Last March the City Council voted to widen that portion of Bollinger Canyon Road, but it would have required taking too much from the median for the 30-year old Sycamores there to survive. The Consultants hired for this project recommended planting Crape Myrtle, Chinese Pistache, and Coast Live Oak. These trees are smaller, more colorful, and easier to maintain than the Sycamores.
Maintaining the Sycamores appears to be another reason why RJA Consultants recommended replacing them with "more appropriate landscaping for this roadway segment." In the minutes from the March 27, 2012 City Council meeting, "Vice Mayor Livingstone stated that public safety is job #1" At the June 12, 2012 meeting when residents came out to protest removing the Sycamores, "Vice Mayor Livingstone noted that no one commented that the sycamores are 'sticks' for half of the year without leaves and color. He sees the replacement plan as an improvement."
Here's how the Sycamores are described on Page 4 of the March 27, 2012 staff report on Item 10.2 in the Agenda.
"Median Landscaping The existing landscaping which consists of Sycamore trees and turf are a maintenance and safety issue The turf requires frequent mowing in an area that is difficult to access due to the adjacent travel lanes The leaves also add to the maintenance during the fall and winter and the tree species is identified as having high ozone emissions Additionally the existing street lights in the median are blocked by the trees and reduce the effectiveness of the existing street lighting along this segment The proposed landscaping will replace these trees and the turf with more appropriate trees and vegetation that will require less maintenance and improve safety The proposed landscaping plan is shown in Attachment C and will be presented in more detail at the meeting."
So widening the street was also a good excuse to get rid of these high-maintenance trees and replace them with easier and prettier and "more appropriate landscaping . . ."
Many residents didn't agree and wanted to keep the Sycamores. The new report proposes taking the same 4' off the median, BUT removing the trees and transplanting 75% of them back into the center of the median.
The original planting staggered the trees alternately to the north and south sides of the median. The transplanted trees would be in a straight line up the center of the reduced median. The plan is to transplant 64 of the 85 trees that are removed, and reserve some of the trees for future transplanting if some of the transplants don't make it.

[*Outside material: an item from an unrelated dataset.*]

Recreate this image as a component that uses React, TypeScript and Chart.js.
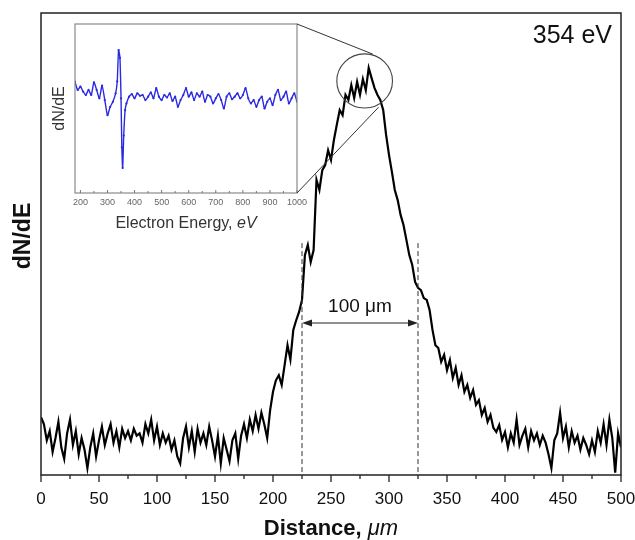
import React, { useEffect, useRef } from 'react';
import { Chart, registerables } from 'chart.js';

Chart.register(...registerables);

const FONT = '"Liberation Sans", Arial, Helvetica, sans-serif';

// ---- main profile: signal vs distance (µm), sampled every 2.5 µm from 0 to 500
const distanceStep = 2.5;
const distanceSignal = [
  12.5, 11.0, 7.5, 9.5, 5.0, 8.0, 11.5, 6.0, 3.5, 9.0, 12.0, 6.5, 9.5, 4.5, 8.0, 5.5, 1.5, 6.0, 9.0, 4.0,
  7.5, 10.5, 6.5, 9.0, 11.0, 7.0, 9.5, 6.0, 10.0, 8.0, 9.5, 7.5, 10.0, 8.5, 9.0, 7.0, 11.0, 9.0, 12.0, 7.5,
  10.5, 6.5, 9.0, 7.0, 8.5, 5.5, 7.5, 4.0, 2.5, 8.0, 10.5, 6.0, 9.5, 5.0, 10.0, 7.0, 9.0, 6.5, 10.5, 7.5,
  4.0, 8.5, 2.5, 8.0, 5.5, 3.0, 7.5, 9.0, 3.5, 8.5, 11.0, 8.0, 12.0, 9.5, 13.0, 10.0, 13.5, 11.0, 8.0, 14.0,
  18.0, 20.5, 21.6, 19.5, 23.8, 28.1, 25.0, 31.4, 33.5, 35.3, 37.9, 47.6, 49.8, 46.1, 48.7, 63.9, 61.7, 66.0, 67.1, 70.3,
  68.2, 72.5, 75.8, 79.0, 77.9, 82.3, 81.2, 84.4, 81.6, 85.1, 82.3, 85.7, 83.3, 88.1, 85.9, 83.8, 82.3, 81.2, 79.0, 73.6,
  69.3, 65.6, 61.7, 59.5, 56.3, 54.1, 50.9, 47.6, 45.5, 41.8, 40.5, 40.0, 38.3, 37.9, 35.7, 31.4, 28.1, 27.5, 24.5, 26.0,
  22.7, 24.9, 21.0, 23.2, 19.5, 21.6, 18.0, 19.5, 16.7, 18.4, 15.2, 16.2, 13.0, 14.5, 11.5, 13.0, 10.2, 9.3, 10.8, 7.6,
  9.3, 6.0, 9.0, 7.0, 12.0, 6.5, 8.5, 10.0, 6.0, 9.5, 7.5, 9.0, 6.5, 8.5, 7.0, 4.5, 1.5, 7.5, 9.0, 13.5,
  8.0, 10.5, 6.0, 9.5, 7.0, 8.5, 5.5, 8.0, 6.5, 4.5, 7.5, 5.0, 9.5, 7.0, 11.0, 6.5, 12.0, 8.0, 0.5, 9.0, 6.0,
];
const distanceTickValues = [0, 50, 100, 150, 200, 250, 300, 350, 400, 450, 500];
const distanceMinorStep = 25;

// annotations on the main profile (data units)
const widthMarkers = [225, 325];
const widthMarkerTop = 50.2;
const widthArrowLevel = 32.9;
const widthLabel = '100 μm';
const widthLabelPos = { x: 275, y: 35.3 };
const zoomCircle = { x: 279, y: 85.3, rx: 24, ry: 5.85 };
const connectorTop = { x: 286, y: 91.1 };
const connectorBottom = { x: 291, y: 79.6 };
const energyLabel = '354 eV';

// ---- inset spectrum: dN/dE vs electron energy (eV)
const insetEnergy = [
  180, 190, 200, 210, 220, 230, 240, 250, 260, 270, 280, 290, 300, 310, 320, 330, 336, 341, 346, 350,
  353, 356, 360, 365, 370, 380, 390, 400, 410, 420, 430, 440, 450, 460, 470, 480, 490, 500, 510, 520,
  530, 540, 550, 560, 570, 580, 590, 600, 610, 620, 630, 640, 650, 660, 670, 680, 690, 700, 710, 720,
  730, 740, 750, 760, 770, 780, 790, 800, 810, 820, 830, 840, 850, 860, 870, 880, 890, 900, 910, 920,
  930, 940, 950, 960, 970, 980, 990, 1000,
];
const insetSignal = [
  65.9, 61, 63, 60, 58, 61, 58, 65.5, 61, 56, 63.5, 55, 46, 51, 54, 59, 66, 84.6, 80, 56,
  27, 14.8, 34, 49, 53, 57, 58.5, 56, 59, 57.5, 58, 55, 57, 59.5, 56, 62, 57, 55, 58, 56.5,
  59, 54.5, 57, 51, 55, 58, 62, 57, 59.5, 55, 59, 57, 60, 54, 58, 57, 53, 56, 58.5, 55,
  50, 57, 59, 55.5, 57, 59, 56, 58, 62, 56, 53, 55, 51, 55, 57, 50, 54, 56, 52, 58,
  61, 55, 57, 60, 53, 56, 59, 54,
];
const insetTickValues = [200, 300, 400, 500, 600, 700, 800, 900, 1000];
const insetMinorStep = 50;

function drawMixedText(ctx: CanvasRenderingContext2D, parts: { text: string; font: string }[], cx: number, baseline: number) {
  let total = 0;
  const widths = parts.map((p) => {
    ctx.font = p.font;
    const w = ctx.measureText(p.text).width;
    total += w;
    return w;
  });
  let xPos = cx - total / 2;
  ctx.textAlign = 'left';
  ctx.textBaseline = 'alphabetic';
  parts.forEach((p, i) => {
    ctx.font = p.font;
    ctx.fillText(p.text, xPos, baseline);
    xPos += widths[i];
  });
}

export default function App() {
  const mainRef = useRef<HTMLCanvasElement>(null);
  const insetRef = useRef<HTMLCanvasElement>(null);

  useEffect(() => {
    if (!mainRef.current || !insetRef.current) return;

    const mainDecor = {
      id: 'mainDecor',
      afterDraw(chart: any) {
        const { ctx, chartArea: a } = chart;
        const x = chart.scales.x;
        const y = chart.scales.y;
        ctx.save();
        // frame
        ctx.strokeStyle = '#222';
        ctx.lineWidth = 1.5;
        ctx.strokeRect(a.left, a.top, a.right - a.left, a.bottom - a.top);
        // x ticks (outward)
        ctx.lineWidth = 1.3;
        for (let v = x.min; v <= x.max + 1e-6; v += distanceMinorStep) {
          const px = x.getPixelForValue(v);
          const major = distanceTickValues.includes(v);
          ctx.beginPath();
          ctx.moveTo(px, a.bottom);
          ctx.lineTo(px, a.bottom + (major ? 7 : 4));
          ctx.stroke();
        }
        // dashed width markers
        ctx.strokeStyle = '#333';
        ctx.lineWidth = 1;
        ctx.setLineDash([5, 3]);
        for (const m of widthMarkers) {
          const px = x.getPixelForValue(m);
          ctx.beginPath();
          ctx.moveTo(px, y.getPixelForValue(widthMarkerTop));
          ctx.lineTo(px, a.bottom);
          ctx.stroke();
        }
        ctx.setLineDash([]);
        // double arrow
        const ay = y.getPixelForValue(widthArrowLevel);
        const x1 = x.getPixelForValue(widthMarkers[0]);
        const x2 = x.getPixelForValue(widthMarkers[1]);
        ctx.strokeStyle = '#222';
        ctx.fillStyle = '#222';
        ctx.lineWidth = 1.2;
        ctx.beginPath();
        ctx.moveTo(x1 + 4, ay);
        ctx.lineTo(x2 - 4, ay);
        ctx.stroke();
        const head = (tip: number, dir: number) => {
          ctx.beginPath();
          ctx.moveTo(tip, ay);
          ctx.lineTo(tip + dir * 10, ay - 3.5);
          ctx.lineTo(tip + dir * 10, ay + 3.5);
          ctx.closePath();
          ctx.fill();
        };
        head(x1, 1);
        head(x2, -1);
        // width label
        ctx.fillStyle = '#111';
        ctx.font = `19px ${FONT}`;
        ctx.textAlign = 'center';
        ctx.textBaseline = 'alphabetic';
        ctx.fillText(widthLabel, x.getPixelForValue(widthLabelPos.x), y.getPixelForValue(widthLabelPos.y));
        // zoom circle
        const cx = x.getPixelForValue(zoomCircle.x);
        const cy = y.getPixelForValue(zoomCircle.y);
        const rx = x.getPixelForValue(zoomCircle.x + zoomCircle.rx) - cx;
        const ry = cy - y.getPixelForValue(zoomCircle.y + zoomCircle.ry);
        ctx.strokeStyle = '#444';
        ctx.lineWidth = 1.1;
        ctx.beginPath();
        ctx.ellipse(cx, cy, rx, ry, 0, 0, Math.PI * 2);
        ctx.stroke();
        // energy label
        ctx.fillStyle = '#111';
        ctx.font = `25px ${FONT}`;
        ctx.textAlign = 'right';
        ctx.fillText(energyLabel, a.right - 9, a.top + 30);
        // y title
        ctx.save();
        ctx.translate(24, a.top + 223);
        ctx.rotate(-Math.PI / 2);
        ctx.font = `bold 23px ${FONT}`;
        ctx.textAlign = 'center';
        ctx.textBaseline = 'middle';
        ctx.fillText('dN/dE', 0, 0);
        ctx.restore();
        // x title
        ctx.fillStyle = '#111';
        drawMixedText(
          ctx,
          [
            { text: 'Distance, ', font: `bold 22px ${FONT}` },
            { text: 'μm', font: `italic 22px ${FONT}` },
          ],
          (a.left + a.right) / 2,
          535
        );
        ctx.restore();
      },
    };

    const mainChart = new Chart(mainRef.current, {
      type: 'line',
      data: {
        datasets: [
          {
            data: distanceSignal.map((v, i) => ({ x: i * distanceStep, y: v })),
            borderColor: '#000',
            borderWidth: 2.2,
            pointRadius: 0,
            tension: 0,
            fill: false,
          },
        ],
      },
      options: {
        animation: false,
        responsive: false,
        parsing: false as any,
        layout: { padding: { left: 41, right: 14, top: 13, bottom: 0 } },
        plugins: { legend: { display: false }, tooltip: { enabled: false } },
        scales: {
          x: {
            type: 'linear',
            min: 0,
            max: 500,
            grid: { display: false, drawTicks: false },
            border: { display: false },
            afterBuildTicks: (s: any) => {
              s.ticks = distanceTickValues.map((v) => ({ value: v }));
            },
            afterFit: (s: any) => {
              s.height = 65;
              s.paddingLeft = 0;
              s.paddingRight = 0;
            },
            ticks: {
              padding: 14,
              color: '#111',
              font: { family: FONT, size: 17 },
              maxRotation: 0,
              autoSkip: false,
              callback: (v: any) => String(v),
            },
          },
          y: { display: false, min: 0, max: 100 },
        },
      },
      plugins: [mainDecor],
    });

    const insetDecor = {
      id: 'insetDecor',
      afterDraw(chart: any) {
        const { ctx, chartArea: a } = chart;
        const x = chart.scales.x;
        ctx.save();
        ctx.strokeStyle = '#8a8a8a';
        ctx.lineWidth = 1.2;
        ctx.strokeRect(a.left, a.top, a.right - a.left, a.bottom - a.top);
        // inward ticks
        ctx.strokeStyle = '#777';
        ctx.lineWidth = 1;
        for (let v = insetTickValues[0]; v <= x.max + 1e-6; v += insetMinorStep) {
          const px = x.getPixelForValue(v);
          ctx.beginPath();
          ctx.moveTo(px, a.bottom);
          ctx.lineTo(px, a.bottom - (insetTickValues.includes(v) ? 3 : 2));
          ctx.stroke();
        }
        // titles
        ctx.fillStyle = '#333';
        ctx.save();
        ctx.translate(a.left - 15, (a.top + a.bottom) / 2);
        ctx.rotate(-Math.PI / 2);
        ctx.font = `16px ${FONT}`;
        ctx.textAlign = 'center';
        ctx.textBaseline = 'middle';
        ctx.fillText('dN/dE', 0, 0);
        ctx.restore();
        drawMixedText(
          ctx,
          [
            { text: 'Electron Energy, ', font: `16px ${FONT}` },
            { text: 'eV', font: `italic 16px ${FONT}` },
          ],
          (a.left + a.right) / 2,
          228
        );
        // connector lines to the zoom circle on the main chart
        const mx = mainChart.scales.x;
        const my = mainChart.scales.y;
        ctx.strokeStyle = '#333';
        ctx.lineWidth = 1;
        ctx.beginPath();
        ctx.moveTo(a.right, a.top);
        ctx.lineTo(mx.getPixelForValue(connectorTop.x), my.getPixelForValue(connectorTop.y));
        ctx.moveTo(a.right, a.bottom);
        ctx.lineTo(mx.getPixelForValue(connectorBottom.x), my.getPixelForValue(connectorBottom.y));
        ctx.stroke();
        ctx.restore();
      },
    };

    const insetChart = new Chart(insetRef.current, {
      type: 'line',
      data: {
        datasets: [
          {
            data: insetEnergy.map((e, i) => ({ x: e, y: insetSignal[i] })),
            borderColor: '#2a2ae0',
            backgroundColor: '#2a2ae0',
            borderWidth: 1.4,
            pointRadius: 1.1,
            pointBorderWidth: 0,
            tension: 0.2,
            fill: false,
          },
        ],
      },
      options: {
        animation: false,
        responsive: false,
        parsing: false as any,
        layout: { padding: { left: 75, right: 338, top: 24, bottom: 0 } },
        plugins: { legend: { display: false }, tooltip: { enabled: false } },
        scales: {
          x: {
            type: 'linear',
            min: 180,
            max: 1000,
            grid: { display: false, drawTicks: false },
            border: { display: false },
            afterBuildTicks: (s: any) => {
              s.ticks = insetTickValues.map((v) => ({ value: v }));
            },
            afterFit: (s: any) => {
              s.height = 347;
              s.paddingLeft = 0;
              s.paddingRight = 0;
            },
            ticks: {
              padding: 4,
              color: '#666',
              font: { family: FONT, size: 9 },
              maxRotation: 0,
              autoSkip: false,
              callback: (v: any) => String(v),
            },
          },
          y: { display: false, min: 0, max: 100 },
        },
      },
      plugins: [insetDecor],
    });

    return () => {
      insetChart.destroy();
      mainChart.destroy();
    };
  }, []);

  return (
    <div style={{ position: 'fixed', left: 0, top: 0, width: 635, height: 540, background: '#fff' }}>
      <canvas ref={mainRef} width={635} height={540} style={{ position: 'absolute', left: 0, top: 0 }} />
      <canvas ref={insetRef} width={635} height={540} style={{ position: 'absolute', left: 0, top: 0, pointerEvents: 'none' }} />
    </div>
  );
}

There are still potential safety issues to be considered about keeping the trees. The median would still require mowing, unless shrubs or other ground cover could be planted instead of grass. The annual falling leaves would still require raking, which could be more dangerous for the landscapers because the median would be reduced in size.
I occasionally drive up that portion of Bollinger Canyon Road but not regularly. The residents of Canyon Lakes, Vista Pointe, and Dougherty Valley, and anyone else who drives up that hill every day should have the most input into this decision.
But here's an observation from the Observer. I was driving up Village Parkway from Dublin last week and noticed how pretty the medians looked. Guess what was planted there? I'm no arborist, but it looked like Crepe Myrtle and Chinese Pistache. I didn't see any Sycamores.